Women at an educational health event in Kampala, Uganda on Oct. 31, 2017. Tao Farren-Hefer, CC BY-NC-SA

Women of childbearing age with rheumatic heart diseases are especially vulnerable, as the disorder places them at increased risk of complications during pregnancy. Furthermore, the blood-thinning medications used to treat RHD can also raise the risk of miscarriage and maternal hemorrhage. Although pregnancy in this population is high-risk, only 3.6 percent of women with RHD of childbearing age are on contraceptives.

Our research group recently concluded a mixed methods study in Uganda of women of reproductive age living with rheumatic heart disease to better understand the lived experience of this population.

Several themes emerged: First, we discovered that female rheumatic heart disease patients understood that their disease increased their risk of complications and death during pregnancy. Nevertheless, they still felt pressure to take the risk, citing the societal pressures to have many children. In fact, 100 percent of our participants answered that society would look poorly upon a woman who cannot bear children.

Further, our findings suggest that it may not be women themselves who control reproductive decision-making: Male partners were usually drivers of reproductive intent, both directly (by petitioning their spouses for children) or indirectly (due to women’s fears of abandonment if unable to bear children). Tragically, 28 percent of participants reported that they had been left by their husbands or boyfriends due to perceived limitations in fertility, while 36 percent of participants confessed fear of abandonment by their male partners.

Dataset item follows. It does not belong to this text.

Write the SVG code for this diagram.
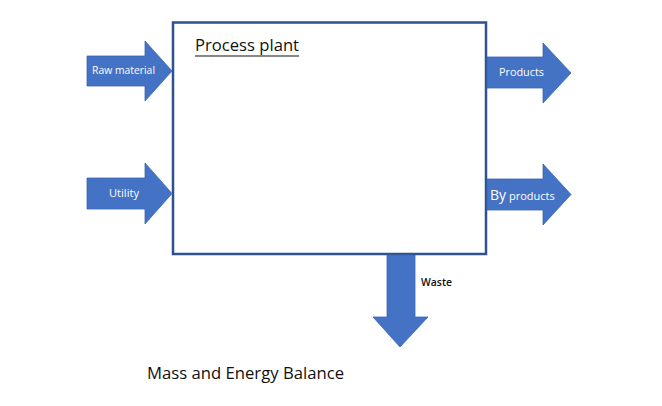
<svg xmlns="http://www.w3.org/2000/svg" width="662" height="406" viewBox="0 0 662 406">
<style>
.arrow{fill:#4472C4;stroke:#3A66B5;stroke-width:0.8}
.lbl{font-family:"Open Sans","Liberation Sans",sans-serif;fill:#FFFFFF}
.dark{font-family:"Open Sans","Liberation Sans",sans-serif;fill:#111111}
</style>
<rect width="662" height="406" fill="#FFFFFF"/>
<g id="process-plant">
<rect x="173" y="22.5" width="313" height="231.5" fill="#FFFFFF" stroke="#2F528F" stroke-width="2.5"/>
<text class="dark" x="195" y="51" font-size="16" textLength="104" lengthAdjust="spacingAndGlyphs">Process plant</text>
<line x1="195" y1="56" x2="299" y2="56" stroke="#111111" stroke-width="1.2"/>
</g>
<g id="connectors">
<g id="raw-material">
<polygon class="arrow" points="87,56 145,56 145,41 172,71 145,101 145,86 87,86"/>
<text class="lbl" x="92" y="74" font-size="10" textLength="63" lengthAdjust="spacingAndGlyphs">Raw material</text>
</g>
<g id="utility">
<polygon class="arrow" points="87,178 145,178 145,163 172,193.5 145,224 145,209 87,209"/>
<text class="lbl" x="109" y="197" font-size="11" textLength="30" lengthAdjust="spacingAndGlyphs">Utility</text>
</g>
<g id="products">
<polygon class="arrow" points="487,57 543,57 543,43 571,73 543,103 543,88 487,88"/>
<text class="lbl" x="499" y="76" font-size="11" textLength="45" lengthAdjust="spacingAndGlyphs">Products</text>
</g>
<g id="by-products">
<polygon class="arrow" points="487,179 543,179 543,164 571,194.5 543,225 543,210 487,210"/>
<text class="lbl" x="490" y="200" font-size="11"><tspan font-size="14">By</tspan> products</text>
</g>
<g id="waste">
<polygon class="arrow" points="387,255 415,255 415,317 428,317 400,347 373,317 387,317"/>
<text class="dark" x="421" y="286" font-size="11" font-weight="600" textLength="31" lengthAdjust="spacingAndGlyphs">Waste</text>
</g>
</g>
<text class="dark" x="147" y="379" font-size="16" textLength="197" lengthAdjust="spacingAndGlyphs">Mass and Energy Balance</text>
</svg>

Compounding their challenges, participants suggested that contraception may be criticized, leading to poor adoption – a social norm previously reported in Uganda and its neighbors.

Perhaps the most striking finding, however, was that women living with heart disease experience considerable stigma. Because of its ubiquity, we do not consider cardiovascular conditions to be the source of much stigma in the developed world, yet it was spontaneously reported by our group. Several participants were suspected by friends and family of having HIV because they were observed taking medications for a prolonged period of time (as opposed to short durations for drugs such as antibiotics).

More surprisingly, our patients reported that they felt it may be preferable to have HIV than heart disease. They attributed this to the fact that having HIV may not limit their reproductive potential the way cardiac conditions do.

Building systems, targeting future efforts

In light of these sobering findings, our team also asked participants how they thought the current medical system could better serve their needs. First, patients suggested that health care providers discuss the reproductive consequences of the illness and its therapies. This concern has been echoed by women living with serious chronic disease in Europe as well. In addition, women stated that doctors should involve male partners and family members in discussions about heart disease.

To that end, Uganda’s health system has commissioned an initiative to better care for women of reproductive age living with heart disease. Uganda’s first Women’s Heart Center is a collaboration between cardiology and obstetrics, a multidisciplinary effort to cross-refer patients who are pregnant or plan to become pregnant and have heart conditions. From the lessons we learned from our study, we hope to incorporate family counseling and public awareness campaigns to fight stigma against cardiovascular disease in women.

Our study suggests that there is still work to be done in identifying the comorbidities and downstream outcomes of this population. These are areas of ongoing investigation for our team. Nevertheless, we are optimistic that there are opportunities for improved family and societal education programs and community engagement, leading to better outcomes and patient empowerment.